Large Scale Biomedical Literature Mining in the Cloud

Ahmad Pahlavan Tafti
University of Wisconsin

Ahmad Pahlvan Tafti, Max He
Center for Human Genetics

Research area:  Genetics, Biomedical Informatics

Background: Literature mining is a specialized data mining method that extracts information (e.g. facts or data) from text, such as scientific literature.  Literature mining can generate new hypotheses by systematically scrutinizing large numbers of abstracts or full-text versions of scientific articles. This project focused on developing practical data mining methods for extracting information, and developing prediction models to classify information extracted from published biomedical articles. 
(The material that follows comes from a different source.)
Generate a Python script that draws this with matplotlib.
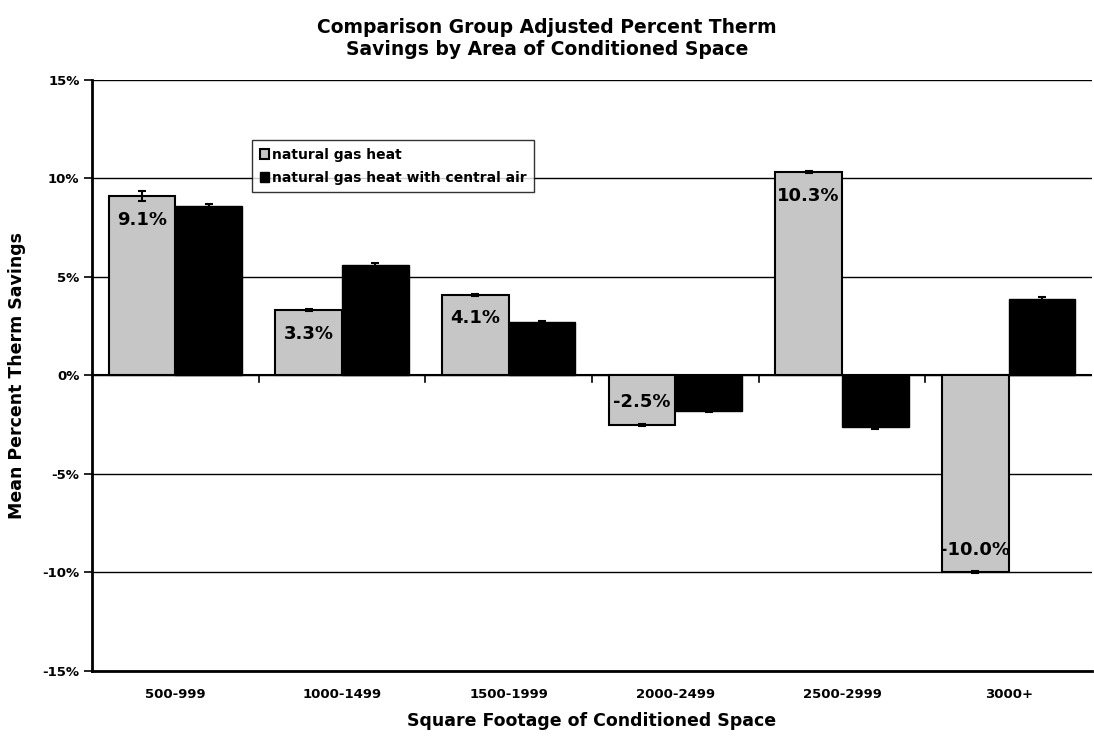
import matplotlib
matplotlib.use("Agg")
import matplotlib.pyplot as plt
import numpy as np
from matplotlib.ticker import FuncFormatter

plt.rcParams['font.family'] = ['DejaVu Sans']
plt.rcParams['font.weight'] = 'bold'

categories = ["500-999", "1000-1499", "1500-1999", "2000-2499", "2500-2999", "3000+"]
gas_heat = [9.1, 3.3, 4.1, -2.5, 10.3, -10.0]
gas_heat_air = [8.6, 5.6, 2.7, -1.8, -2.6, 3.9]
gas_heat_err = [0.25, 0.05, 0.05, 0.05, 0.05, 0.05]
gas_heat_air_err = [0.08, 0.08, 0.05, 0.08, 0.1, 0.08]
gas_labels = ["9.1%", "3.3%", "4.1%", "-2.5%", "10.3%", "-10.0%"]
series_names = ["natural gas heat", "natural gas heat with central air"]

fig = plt.figure(figsize=(10.94, 7.39), dpi=100)
ax = fig.add_axes([0.0841, 0.092, 0.914, 0.80])

x = np.arange(len(categories))
w = 0.4
ax.bar(x - w / 2, gas_heat, w, color="#c6c6c6", edgecolor="black", linewidth=1.5,
       yerr=gas_heat_err, capsize=3, error_kw=dict(ecolor="black", elinewidth=1.5, capthick=1.5),
       label=series_names[0], zorder=3)
ax.bar(x + w / 2, gas_heat_air, w, color="black", edgecolor="black", linewidth=1.0,
       yerr=gas_heat_air_err, capsize=3, error_kw=dict(ecolor="black", elinewidth=1.5, capthick=1.5),
       label=series_names[1], zorder=3)

for xi, v, lab in zip(x, gas_heat, gas_labels):
    off = -1.2 if v > 0 else 1.15
    ax.text(xi - w / 2, v + off, lab, ha="center", va="center", fontsize=13,
            fontweight="bold", color="black", zorder=4)

ax.set_xlim(-0.5, len(categories) - 0.5)
ax.set_ylim(-15, 15)
ax.set_yticks(np.arange(-15, 16, 5))
ax.yaxis.set_major_formatter(FuncFormatter(lambda v, p: f"{int(v)}%"))
ax.grid(axis="y", color="black", linewidth=1.0, zorder=0)
ax.set_xticks(x)
ax.set_xticklabels(categories, fontsize=9.5, fontweight="bold")
ax.tick_params(axis="x", length=0, pad=12)
ax.tick_params(axis="y", labelsize=9.5, length=6, width=1.2, direction="out", pad=3)

# zero line with category separator ticks
ax.axhline(0, color="black", linewidth=1.5, zorder=2)
for b in np.arange(0.5, len(categories) - 0.5, 1.0):
    ax.plot([b, b], [0, -0.35], color="black", linewidth=1.2, zorder=2)

for s in ["top", "right"]:
    ax.spines[s].set_visible(False)
ax.spines["left"].set_linewidth(2)
ax.spines["bottom"].set_linewidth(2)

ax.set_ylabel("Mean Percent Therm Savings", fontsize=12.5, fontweight="bold", labelpad=12)
ax.set_xlabel("Square Footage of Conditioned Space", fontsize=12.5, fontweight="bold", labelpad=8)
fig.suptitle("Comparison Group Adjusted Percent Therm\nSavings by Area of Conditioned Space",
             fontsize=13.5, fontweight="bold", y=0.975)

leg = ax.legend(loc="upper left", bbox_to_anchor=(0.16, 0.898), fontsize=10, frameon=True,
                fancybox=False, edgecolor="black", handlelength=0.7, handleheight=0.7,
                handletextpad=0.2, borderpad=0.55, labelspacing=0.65, borderaxespad=0)
leg.get_frame().set_linewidth(1.0)
for t in leg.get_texts():
    t.set_fontweight("bold")

fig.savefig("out.png", dpi=100, facecolor="white")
Methods: We used natural language processing (NLP), machine learning strategies, and Big Data infrastructure to design and develop a scalable framework to extract information (e.g., breast, prostate, and/or lung cancers) from published scientific articles. First, we converted the articles into a format that suits for the machine learning algorithm.  The bag-of-words vector and the term frequency-inverse document frequency (TF-IDF) scores were then used to train a classifier.  We then employed three different classification algorithms including Naïve Bayes, Support Vector Machine (SVM), and Logistic Regression to make a prediction model based on the 15,983 abstracts as well as the 11,017 full-text articles published between 2012 and 2014 from PubMed Central ( The proposed framework was developed on a Big Data infrastructure including an Apache Hadoop cluster, together with Apache Spark component and Cassandra Database. The program was implemented using Java2SE 8 programming language.

Results: On average, the accuracy of predicting a cancer type using abstracts is 96.6%, while its accuracy using full-text articles is 94.8%.  The running time using Big Data platform for 11,017 full-text articles was about 9 minutes, while it took 8.5 hours without using any Big Data infrastructure.

Conclusions: The accuracy and time efficiency of our proposed framework were promising. Large-scale biomedical text mining on a Big Data infrastructure speeds up biomedical literature mining largely.  It has the potential to provide solid benefits to biomedical community and clinical research.